I own a niche e-commerce company that sells custom-designed dress shirts. We need help in three areas: friction over our 21-day lead time, a product consumers can't try on or touch, and the negative attitude some people have about online shopping. —D.W., Wellesley, Mass.
You need to reexamine and perhaps rethink the 21-day lead time for your custom orders. That's likely to be your biggest business obstacle, says Paul Ratoff, a longtime apparel industry consultant and president of Ratoff Consulting in Orange County, Calif.
"Why does it take so long? You need to figure out a way to develop a much faster turnaround time," Ratoff says. "Even if you're making the shirts overseas, you should be able to turn them around pretty quickly."

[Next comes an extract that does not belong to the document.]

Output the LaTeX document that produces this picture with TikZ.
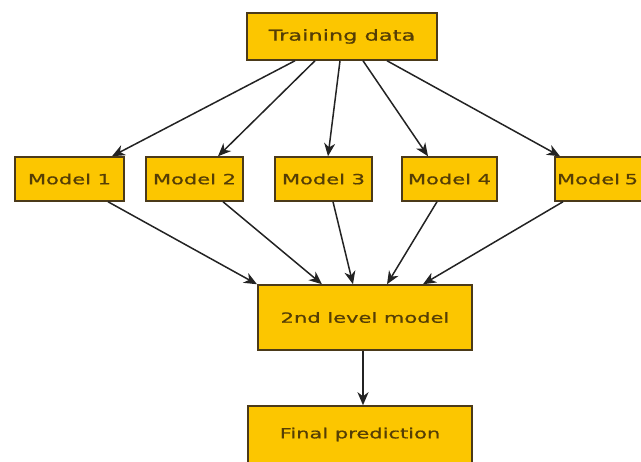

Ilse Metchek, president of the California Fashion Assn., says sewing and shipping one-at-a-time garments should take no more than 10 days. If you're purchasing textiles at the time the order is made, you'll save money and time if you discontinue that practice. "You would probably save more than 30% of the cost of making your product if you had faith in the textiles, limited the customers' choices, and purchased a small amount of fabric inventory in advance," she says.
Bob Shirilla, president of Keepsakes Etc., sells custom-made throws and embroidered bags online.The Youngstown (Ohio) company cut its lead time and improved revenue when it brought its shipping in-house rather than outsourcing to a drop-shipper. "Customers want it now. We do custom embroidery the same day it's ordered and ship it out immediately. That's been our magic," Shirilla says.
What Customers Will Wait For
Customers will endure long waits to get unique throws, such as those specially woven to incorporate family pictures, Shirilla says. But the products have to be niche items unavailable elsewhere. A shirt—even one that's custom-made—probably isn't unique enough to justify waiting three weeks, when consumers can go to a neighborhood tailor and get a hand-fitted shirt with a one-day turnaround.
"You have to offer something other shirtmakers cannot, whether it's great graphic tools, or special materials, or workmanship," Ratoff says. Even then, a three-week wait won't be acceptable in the long run.
Your other problems—hesitation about ordering online or buying clothing that can't be examined ahead of time—are less likely to be long-term sales obstacles. "Have a toll-free number, be transparent about your business, and you'll find that most of those fears are long gone," Shirilla says. "For nine hours a day, we answer the phone every time it rings. Lots of times, people will call just to see if we're legitimate, and 60 seconds later their order comes through online."
The Value of Testimonials
Customers likely to buy online look for money-back guarantees, free shipping on returns, and a robust customer service department. "Yes, some people still have a negative attitude, and some will never buy online, but neither one of these thought processes defines your customer," Metchek says. "I suggest you concentrate on those who do shop online and forget the rest."
Using new "fit" technologies that define proper fit for the online consumer could help assure customers you'll get their order right the first time, Metchek says. She recommends you explore the fit systems at Tukatech.
And make sure you solicit and use testimonials from satisfied customers. "First-time customers want to know that other people have been happy with the results," Ratoff says. "Your Web site should be full of clearly visible success stories."